## [REQUIREMENT]
Find every line in the records below that holds the word "with", and copy each one.

## [DATASET EXCERPTS]
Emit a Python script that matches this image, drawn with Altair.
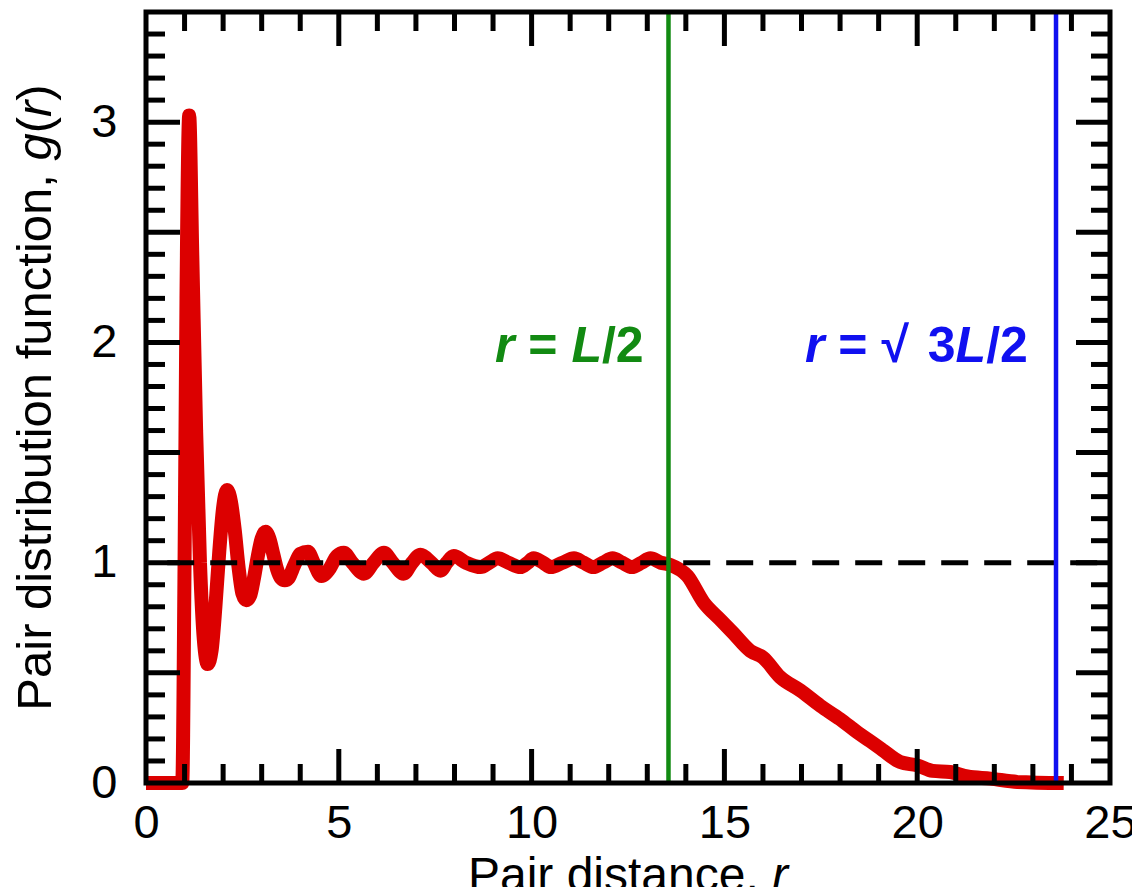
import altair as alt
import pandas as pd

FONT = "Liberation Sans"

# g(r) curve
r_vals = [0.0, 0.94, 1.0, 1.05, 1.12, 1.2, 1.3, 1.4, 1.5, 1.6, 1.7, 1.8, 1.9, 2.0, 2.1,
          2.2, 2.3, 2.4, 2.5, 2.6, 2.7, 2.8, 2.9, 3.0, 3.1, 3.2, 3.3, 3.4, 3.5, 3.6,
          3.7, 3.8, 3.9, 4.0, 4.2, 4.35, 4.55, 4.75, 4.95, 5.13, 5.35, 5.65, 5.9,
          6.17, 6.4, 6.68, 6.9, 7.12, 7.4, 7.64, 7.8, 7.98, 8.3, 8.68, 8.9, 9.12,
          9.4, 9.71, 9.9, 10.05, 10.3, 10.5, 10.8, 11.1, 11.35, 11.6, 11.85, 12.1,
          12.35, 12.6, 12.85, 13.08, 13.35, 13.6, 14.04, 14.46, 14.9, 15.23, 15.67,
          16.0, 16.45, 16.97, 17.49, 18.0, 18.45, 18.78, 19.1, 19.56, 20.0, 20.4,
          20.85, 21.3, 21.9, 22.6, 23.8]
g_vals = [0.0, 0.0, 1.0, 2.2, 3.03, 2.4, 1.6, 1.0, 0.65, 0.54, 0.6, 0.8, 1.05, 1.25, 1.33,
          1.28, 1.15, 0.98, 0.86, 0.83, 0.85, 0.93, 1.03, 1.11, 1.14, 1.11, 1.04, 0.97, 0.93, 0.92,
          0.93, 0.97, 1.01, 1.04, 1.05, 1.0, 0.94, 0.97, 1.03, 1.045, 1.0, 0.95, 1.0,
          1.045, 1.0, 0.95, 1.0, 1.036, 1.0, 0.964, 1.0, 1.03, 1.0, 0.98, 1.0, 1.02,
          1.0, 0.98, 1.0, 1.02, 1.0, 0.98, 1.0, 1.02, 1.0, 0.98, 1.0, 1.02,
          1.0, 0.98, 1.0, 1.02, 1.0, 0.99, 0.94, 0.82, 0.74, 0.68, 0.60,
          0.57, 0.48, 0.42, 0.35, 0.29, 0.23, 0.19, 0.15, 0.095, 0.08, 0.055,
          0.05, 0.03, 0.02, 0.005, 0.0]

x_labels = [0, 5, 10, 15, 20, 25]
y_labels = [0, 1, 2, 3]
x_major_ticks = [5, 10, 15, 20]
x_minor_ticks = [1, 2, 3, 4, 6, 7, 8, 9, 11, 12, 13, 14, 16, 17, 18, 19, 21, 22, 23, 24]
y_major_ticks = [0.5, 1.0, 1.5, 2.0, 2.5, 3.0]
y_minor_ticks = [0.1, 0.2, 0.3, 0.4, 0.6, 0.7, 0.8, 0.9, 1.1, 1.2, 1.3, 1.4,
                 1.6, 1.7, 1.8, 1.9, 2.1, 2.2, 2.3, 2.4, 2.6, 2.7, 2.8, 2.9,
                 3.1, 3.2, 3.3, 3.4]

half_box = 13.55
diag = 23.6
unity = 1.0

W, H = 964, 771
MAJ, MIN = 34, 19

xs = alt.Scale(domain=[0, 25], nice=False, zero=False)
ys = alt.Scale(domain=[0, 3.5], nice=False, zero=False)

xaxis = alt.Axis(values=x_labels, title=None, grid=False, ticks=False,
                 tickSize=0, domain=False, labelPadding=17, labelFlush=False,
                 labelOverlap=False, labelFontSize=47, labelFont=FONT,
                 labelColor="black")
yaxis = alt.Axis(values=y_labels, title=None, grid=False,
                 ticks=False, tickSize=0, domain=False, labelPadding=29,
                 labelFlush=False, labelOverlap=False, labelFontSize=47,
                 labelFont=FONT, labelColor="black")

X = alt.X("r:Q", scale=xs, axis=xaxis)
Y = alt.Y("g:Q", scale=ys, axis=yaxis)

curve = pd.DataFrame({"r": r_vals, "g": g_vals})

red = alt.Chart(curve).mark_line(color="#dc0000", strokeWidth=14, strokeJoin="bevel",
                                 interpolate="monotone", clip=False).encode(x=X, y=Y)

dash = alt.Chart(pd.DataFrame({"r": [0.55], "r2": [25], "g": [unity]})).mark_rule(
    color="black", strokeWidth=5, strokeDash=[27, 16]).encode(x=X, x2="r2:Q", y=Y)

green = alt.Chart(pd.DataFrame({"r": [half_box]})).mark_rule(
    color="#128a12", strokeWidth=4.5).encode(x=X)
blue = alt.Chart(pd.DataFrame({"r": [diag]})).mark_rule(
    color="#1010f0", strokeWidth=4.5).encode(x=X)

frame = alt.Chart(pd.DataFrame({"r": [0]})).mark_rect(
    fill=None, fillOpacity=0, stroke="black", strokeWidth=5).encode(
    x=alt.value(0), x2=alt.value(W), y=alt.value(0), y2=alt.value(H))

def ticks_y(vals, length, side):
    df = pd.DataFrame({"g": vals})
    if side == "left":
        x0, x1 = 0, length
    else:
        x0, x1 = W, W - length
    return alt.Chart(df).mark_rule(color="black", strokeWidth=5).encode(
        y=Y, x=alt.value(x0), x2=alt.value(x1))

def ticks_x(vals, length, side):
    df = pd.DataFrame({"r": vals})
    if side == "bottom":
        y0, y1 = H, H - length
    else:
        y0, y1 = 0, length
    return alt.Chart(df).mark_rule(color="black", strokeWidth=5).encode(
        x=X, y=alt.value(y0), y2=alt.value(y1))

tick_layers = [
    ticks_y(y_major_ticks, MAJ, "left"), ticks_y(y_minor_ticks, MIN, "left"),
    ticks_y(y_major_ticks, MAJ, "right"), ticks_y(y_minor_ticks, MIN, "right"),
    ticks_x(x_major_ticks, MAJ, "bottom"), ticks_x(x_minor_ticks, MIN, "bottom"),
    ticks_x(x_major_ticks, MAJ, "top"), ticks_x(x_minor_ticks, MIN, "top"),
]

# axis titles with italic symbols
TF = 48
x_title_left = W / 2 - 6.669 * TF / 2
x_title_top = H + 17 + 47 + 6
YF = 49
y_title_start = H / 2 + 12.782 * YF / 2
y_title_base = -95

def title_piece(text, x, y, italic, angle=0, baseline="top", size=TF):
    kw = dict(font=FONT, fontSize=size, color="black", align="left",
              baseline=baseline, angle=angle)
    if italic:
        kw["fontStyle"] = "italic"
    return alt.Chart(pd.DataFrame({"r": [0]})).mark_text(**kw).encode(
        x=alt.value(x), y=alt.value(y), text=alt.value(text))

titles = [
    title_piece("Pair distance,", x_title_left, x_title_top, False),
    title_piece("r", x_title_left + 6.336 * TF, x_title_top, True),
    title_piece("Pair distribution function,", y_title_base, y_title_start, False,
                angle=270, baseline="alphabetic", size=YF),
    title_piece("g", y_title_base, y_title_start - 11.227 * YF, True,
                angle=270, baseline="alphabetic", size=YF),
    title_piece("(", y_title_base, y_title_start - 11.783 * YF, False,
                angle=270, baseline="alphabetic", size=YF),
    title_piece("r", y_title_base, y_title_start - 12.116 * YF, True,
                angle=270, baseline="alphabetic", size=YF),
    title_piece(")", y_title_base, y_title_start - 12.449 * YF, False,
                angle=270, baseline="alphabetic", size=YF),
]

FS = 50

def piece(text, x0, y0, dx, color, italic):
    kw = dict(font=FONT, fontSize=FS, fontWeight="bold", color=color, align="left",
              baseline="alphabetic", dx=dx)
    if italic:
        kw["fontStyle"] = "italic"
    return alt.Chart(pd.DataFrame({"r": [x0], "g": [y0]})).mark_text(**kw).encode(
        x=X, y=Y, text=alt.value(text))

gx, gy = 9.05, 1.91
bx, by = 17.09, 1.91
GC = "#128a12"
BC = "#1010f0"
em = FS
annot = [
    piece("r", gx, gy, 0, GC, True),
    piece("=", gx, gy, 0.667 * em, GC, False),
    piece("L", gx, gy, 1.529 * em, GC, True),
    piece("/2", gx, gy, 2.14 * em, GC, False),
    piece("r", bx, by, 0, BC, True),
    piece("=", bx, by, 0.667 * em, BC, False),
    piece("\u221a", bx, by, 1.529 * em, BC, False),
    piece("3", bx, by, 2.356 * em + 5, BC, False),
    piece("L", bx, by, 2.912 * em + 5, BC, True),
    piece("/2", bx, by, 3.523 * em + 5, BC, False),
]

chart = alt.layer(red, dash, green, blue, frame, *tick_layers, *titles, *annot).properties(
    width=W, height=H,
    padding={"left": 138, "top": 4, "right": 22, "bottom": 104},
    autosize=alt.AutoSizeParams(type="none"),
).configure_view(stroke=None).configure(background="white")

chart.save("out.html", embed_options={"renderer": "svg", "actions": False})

---

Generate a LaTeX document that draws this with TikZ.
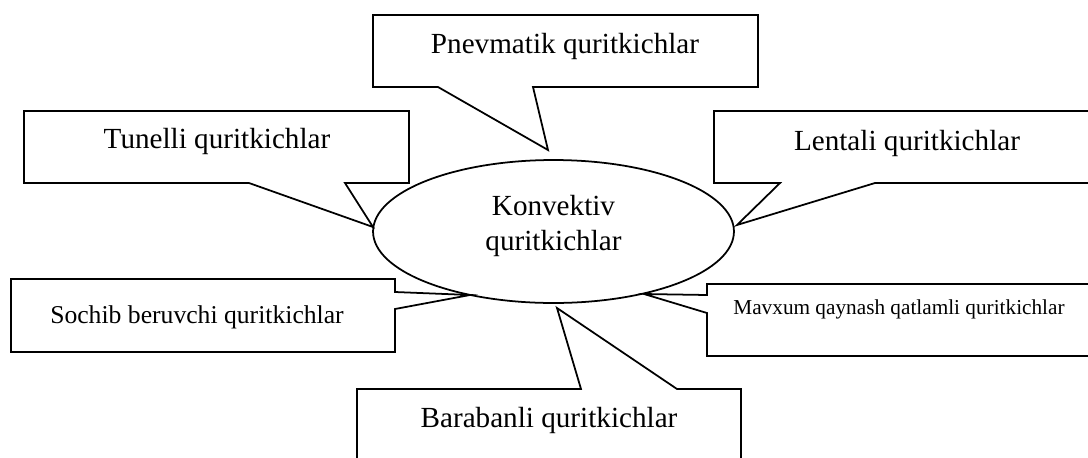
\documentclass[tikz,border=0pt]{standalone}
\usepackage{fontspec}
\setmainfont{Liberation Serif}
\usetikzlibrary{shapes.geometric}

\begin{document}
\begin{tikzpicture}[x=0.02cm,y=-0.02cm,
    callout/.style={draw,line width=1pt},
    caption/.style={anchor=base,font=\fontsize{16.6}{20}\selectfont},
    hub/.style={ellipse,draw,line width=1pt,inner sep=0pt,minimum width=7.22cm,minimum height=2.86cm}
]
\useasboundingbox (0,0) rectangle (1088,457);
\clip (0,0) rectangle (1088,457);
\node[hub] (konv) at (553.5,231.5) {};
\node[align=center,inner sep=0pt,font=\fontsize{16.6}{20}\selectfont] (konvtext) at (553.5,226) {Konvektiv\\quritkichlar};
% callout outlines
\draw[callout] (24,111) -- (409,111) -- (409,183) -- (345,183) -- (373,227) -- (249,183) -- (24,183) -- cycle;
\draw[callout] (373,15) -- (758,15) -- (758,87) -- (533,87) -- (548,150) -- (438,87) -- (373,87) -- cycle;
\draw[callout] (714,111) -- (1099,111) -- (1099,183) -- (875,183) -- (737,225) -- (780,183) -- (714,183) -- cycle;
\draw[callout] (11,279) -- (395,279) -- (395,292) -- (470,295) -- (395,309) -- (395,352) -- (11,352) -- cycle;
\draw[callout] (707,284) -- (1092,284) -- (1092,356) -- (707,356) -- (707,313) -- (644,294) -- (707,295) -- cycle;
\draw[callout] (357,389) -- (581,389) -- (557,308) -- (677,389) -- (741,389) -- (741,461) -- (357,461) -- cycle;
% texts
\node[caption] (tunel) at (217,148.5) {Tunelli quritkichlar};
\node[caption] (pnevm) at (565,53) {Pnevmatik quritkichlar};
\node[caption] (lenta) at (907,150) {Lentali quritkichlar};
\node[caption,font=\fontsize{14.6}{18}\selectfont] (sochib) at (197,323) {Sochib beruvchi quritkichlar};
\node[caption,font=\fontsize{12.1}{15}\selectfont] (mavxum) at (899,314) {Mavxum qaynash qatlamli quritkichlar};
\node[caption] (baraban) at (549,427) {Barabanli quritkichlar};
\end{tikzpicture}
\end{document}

--

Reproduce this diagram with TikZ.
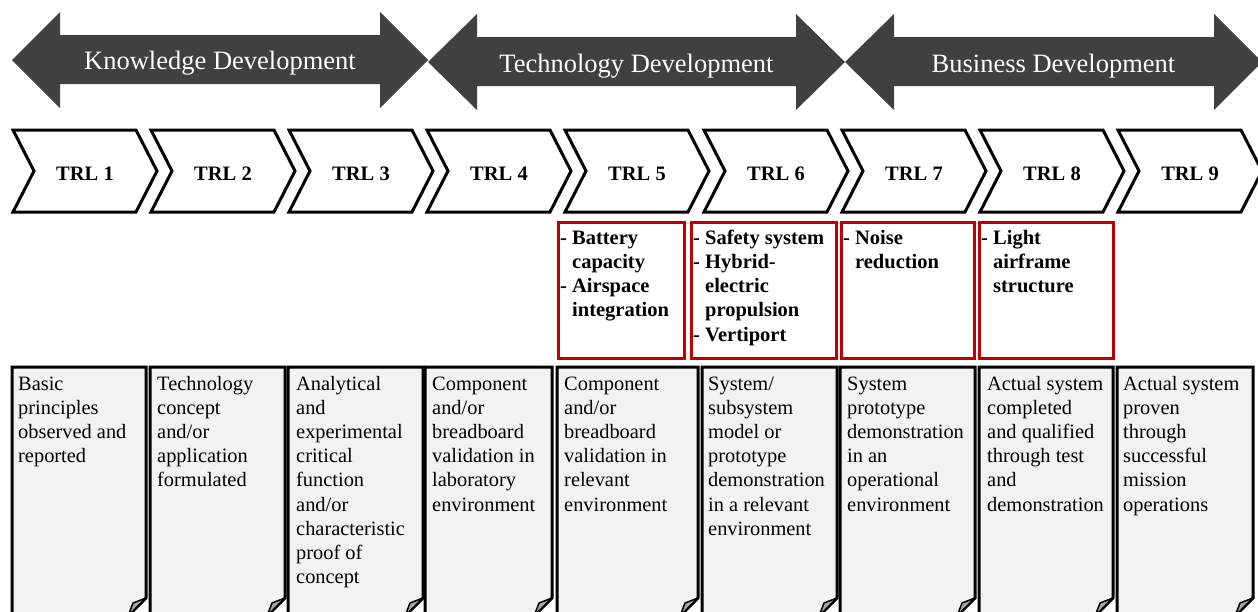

## [WORKED SOLUTION]
Emit a Python script that matches this image, drawn with Altair.
# axis titles with italic symbols
Generate a LaTeX document that draws this with TikZ.
Reproduce this diagram with TikZ.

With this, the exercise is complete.